Astrology is to astronomy what ‘crop circles’ are to Meteor Crater – Patheos

Astrology is to astronomy what ‘crop circles’ are to Meteor Crater – Patheos

Astrology is to astronomy what ‘crop circles’ are to Meteor Crater January 28, 2020 Rick Snedeker

“You can’t lie yourself to Mars.”

astrology astronomy meteor crater carl sagan science
A photo shows Meteor Crater, about 19 miles west of Winslow, Arizona. An ancient meteor strike blasted out the bowl-shaped crater 4,000 feet in diameter and 600 feet deep. Buildings in foreground give a perspective of its size. (Erik Charlton, Flikr, CC BY 2.0)

In this partial quote by Ann Druyan, wife of and collaborator with esteemed late cosmologist Carl Sagan, she is referring to the truths of science in relation to the fancies of pseudo-science and religion, which are often proclaimed as “divine truths.”

astrology astronomy meteor crater carl sagan facts
Ann Druyan (NASA, Flikr)

In other words, Druyan is fairly implying that even employing the entirety of ancient religious scripture not only can’t get us to Mars but can’t even get us into orbit around our own planet. That requires testable, verifiable, repeatable facts. Which is to say, science.

This is important to note in our current, hopefully temporary “post-truth” moment in American history, where nonfactual “fake news,” “alternative facts” and political spin are ascendant in influence over public discourse.

Druyan was speaking at the opening late last year of the Center for Inquiry (CFI) West in Los Angeles, California, and the inauguration of the center’s Carl Sagan & Ann Druyan Theater. The CFI is a nontheist activist organization that, according to its website, “strives to foster a secular society based on reason, science, freedom of inquiry, and humanist values.”

Prominent international atheism promoter Richard Dawkins, whose book The God Delusion (2006) was a seminal catalyst of the New Atheists movement in the first decade of the new millennium, spoke of Sagan from the audience at the CFI inaugural festivities.

“I was a huge admirer of Carl,” Dawkins said. “Carl was a modern Shakespeare.”

But the poetry of science was the language used by astronomer, including in the script he co-wrote with his wife of the hugely popular 13-episode Cosmos science series they produced for PBS (in 1980).

During her remarks at the CFI inaugural, Druyan thanked Dawkins for his tribute to her husband and lamented that the well-earned reputation of science and reason as “a shining light in the darkness” was under attack now in this “dark time” in America.

Druyan’s use of the term “darkness” harkens back to Carl Sagan’s 1997 best-seller The Demon-Haunted World: Science as a Candle in the Dark, which debunked a litany of pseudo-science, paranormal and supernatural concepts.

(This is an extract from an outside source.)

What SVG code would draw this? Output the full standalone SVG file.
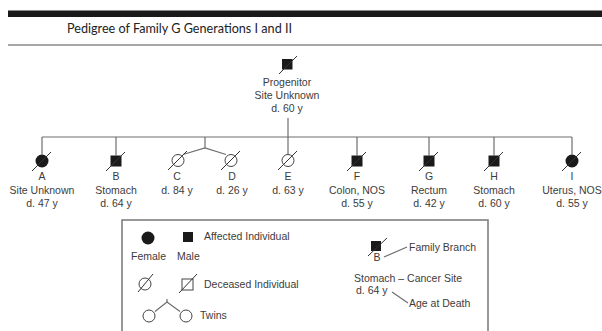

Noting how empowering it is “to be surrounded by people to whom it matters what’s true,” Druyan was quoted by Skeptical Inquirer (SI) magazine as also saying, “Science delivers the goods. You can’t lie yourself to Mars.”

She explained, SI wrote, that space missions, for example, “require thousands of steps, and all of them better be done correctly.”

“None of them can be B.S.,” she said.

But B.S. remains the order of the day in the present fact-averse Trumpian world.

The SI article pointed out that the same week CFI inaugurated its center and theater, both devoted to science and reason, the New Yorker magazine published a feature article online that investigated the surging appeal with younger Americans of pseudo-scientific astrology (not to be confused with actual scientific astronomy). The article noted that young people are “looking for meaning in an uncertain world.”

One might emphasize that much of the current uncertainty is caused by a new enthusiasm for discrediting demonstrable facts, and for politicians and government officials knowingly lying when characterizing them as something else.

“Astrology is another form of prejudice,” Druyan said with disappointment that it is becoming culturally more accepted in the U.S. “It judges a person on some things that are completely meaningless.”

As you think about this, keep in mind Encyclopaedia Britannica’s definition of this ancient pseudo-science:

“[A] type of divination that involves the forecasting of earthly and human events through the observation and interpretation of the fixed stars, the Sun, the Moon, and the planets. Devotees believe that an understanding of the influence of the planets and stars on earthly affairs allows them to both predict and affect the destinies of individuals, groups, and nations. Though often regarded as a science throughout its history, astrology is widely considered today to be diametrically opposed to the findings and theories of modern Western science.”

In other words, it’s a fanciful invention that somehow has long appealed to human minds.

It’s important to remember, as you’re reading your horoscope, that the useless information you glean will not transpsort you across the room much less to any of the heavenly bodies it is supposedly based on.